Fortunately (for both of us) I came up with something apropos  to say before my time with him ran out. I asked him to consider the way empty and meaningless sounds when considered purely as a concept  - in other words, when who he really is  isn't in the picture. Then I asked him to consider the way empty and meaningless sounds as an experience  - in other words, when who he really is is fully in the picture.

Now, we all already know who we really are can never not  be fully in the picture. But it sure feels like it sometimes, doesn't it? If it never felt like it sometimes, we'd never have a feeling of alienation, we'd never have a feeling of ennui, we'd never have a feeling of apathy, yes? I asked him to consider without who he really is fully in the picture, without presence of Self  brought to bear on empty and meaningless, that yes, ennui, apathy, and lawlessness would be a corollary of empty and meaningless. Indeed, if presence of Self isn't brought to bear on empty and meaningless, then ennui, apathy, and lawlessness would actually be high  states. But with who he really is fully in the picture, with presence of Self brought to bear on empty and meaningless, empty and meaningless becomes an awesome  opportunity, awesome enough to keep him up late at night and drive him out of bed early in the morning.

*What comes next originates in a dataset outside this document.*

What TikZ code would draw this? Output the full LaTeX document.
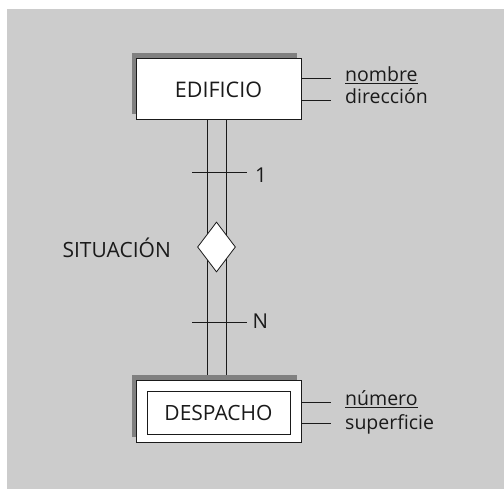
\documentclass[tikz,border=0pt]{standalone}
\usepackage{fontspec}
\setmainfont{Open Sans}
\usetikzlibrary{shapes.geometric,shadows,backgrounds,calc}
\definecolor{bgc}{HTML}{CCCCCC}
\definecolor{shc}{HTML}{808080}
\definecolor{ink}{HTML}{1A1A1A}
\begin{document}
\begin{tikzpicture}[x=1pt,y=-1pt,
  every node/.style={text=ink},
  ln/.style={draw=ink,line width=1pt},
  entity/.style={draw=ink,line width=1pt,fill=white,minimum width=165pt,minimum height=61pt,inner sep=0pt,
    drop shadow={shadow xshift=-4.5pt,shadow yshift=5.5pt,fill=shc,opacity=1}},
  inner/.style={draw=ink,line width=1pt,fill=white,minimum width=143pt,minimum height=42pt,inner sep=0pt,
    font=\fontsize{21}{25}\selectfont},
  rel/.style={diamond,draw=ink,line width=0.8pt,fill=white,inner sep=0pt,minimum width=38pt,minimum height=50pt},
  lbl/.style={font=\fontsize{19.5}{23}\selectfont,inner sep=0pt},
]
\useasboundingbox (0,0) rectangle (504,489);
\node[entity] (edif) at (218.5,89.5) {};
\node[font=\fontsize{21.5}{25}\selectfont] (ediflbl) at (edif.center) {EDIFICIO};
\node[entity] (desp) at (218.5,411.5) {};
\node[inner] (despin) at (218.5,413) {DESPACHO};
\node[rel] (sit) at (216.5,247) {};
\node[lbl,font=\fontsize{21}{25}\selectfont,anchor=base east] (sitl) at (171,257.5) {SITUACIÓN};
% attributes
\node[lbl,anchor=base west] (nombre) at (345,82) {\underline{nombre}};
\node[lbl,anchor=base west] (direc) at (345,104) {dirección};
\node[lbl,anchor=base west] (numero) at (345,405.5) {\underline{número}};
\node[lbl,anchor=base west] (superf) at (345,429) {superficie};
\coordinate (a1) at (331,79);
\coordinate (a2) at (331,101);
\coordinate (a3) at (331,403);
\coordinate (a4) at (331,424);
\draw[ln] (edif.east |- a1) -- (a1);
\draw[ln] (edif.east |- a2) -- (a2);
\draw[ln] (desp.east |- a3) -- (a3);
\draw[ln] (desp.east |- a4) -- (a4);
% cardinalities
\node[lbl,font=\fontsize{20.5}{24}\selectfont,anchor=base west] (one) at (255,183) {1};
\node[lbl,font=\fontsize{20.5}{24}\selectfont,anchor=base west] (enn) at (252.5,328.5) {N};
\coordinate (t1) at (192,173);
\coordinate (t2) at (192,323);
\begin{pgfonlayer}{background}
\fill[bgc] (7,9) rectangle (504,489);
\coordinate (l1) at ([xshift=-9.5pt]sit.center);
\coordinate (l2) at ([xshift=9.5pt]sit.center);
\draw[ln] (l1 |- edif.south) -- (l1 |- desp.north);
\draw[ln] (l2 |- edif.south) -- (l2 |- desp.north);
\draw[ln] (t1) -- ($(t1 -| one.west)+(-8,0)$);
\draw[ln] (t2) -- ($(t2 -| enn.west)+(-5.5,0)$);
\end{pgfonlayer}
\end{tikzpicture}
\end{document}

We were at a point in the conversation when we were inquiring into whether laws are rendered "optional" if they're quote unquote  "meaningless". We were inquiring into whether natural  laws (such as gravity) carry the same weight as man made  laws (such as driving within the speed limit). I asked him what the difference might be. He said he can't walk away from natural laws like gravity but he can walk away from man made laws and not be noticed - ie in the case of exceeding the speed limit, he can drive  away and not be noticed.

So ... he thinks he can walk away from man made laws and not be noticed?! This, I thought with a wry grin, isn't a guy who's ever been divorced ...

Even the possibility for argument's sake (remember, he wasn't a graduate) there's no meaning in Life other than the meaning we ascribe to Life, doesn't allow for lawlessness. The fact that it's empty and meaningless, the fact that it doesn't mean anything that it's empty and meaningless, and the fact that it doesn't mean anything that it doesn't mean anything  that it's empty and meaningless (if you make it mean something, that's just more arrogance), isn't a license to break the law(s) with impunity. Transformation doesn't provide a way of avoiding any laws, natural or man made. Nor does transformation provide a way out of the consequences  of breaking any laws, a way of getting off the hook  of the consequences of breaking any laws, natural or man made. If anything, transformation provides just the opposite: a way of taking on all  laws, natural and man made, with integrity.

Now, are  all laws empty and meaningless? Yes of course  they are. But be careful! Be very  careful where you go next with this line of thought. Laws mean whatever we make them mean  ... which doesn't  mean they can be ignored or diminished or disrespected. By agreement  we follow and obey laws. And yes you did  make an agreement to follow and obey both natural and man made laws. You made this agreement by being born  into this species in this civilization on this planet. Gee! I hope you get that ...

As I look through the veil  of laws I abide by as a human being, I see I can hold them as restrictive, constraining, and limiting. But they only appear restrictive, constraining, and limiting if who I really am isn't present in my relationship with them. Once who I really am is present in my replationship with laws, once I regard my interaction with all laws, natural or man made, with a bright presence of Self, then I can honor all laws, allow  for all laws, be subject  to all laws, and yet not be limited by any of them.

With that, something clicked  for my friend. No further explanation was necessary. He didn't ask or say anything. But he didn't have  to ask or say anything. I knew he got something, something which came with a new measure of freedom for his life as a human being in the world.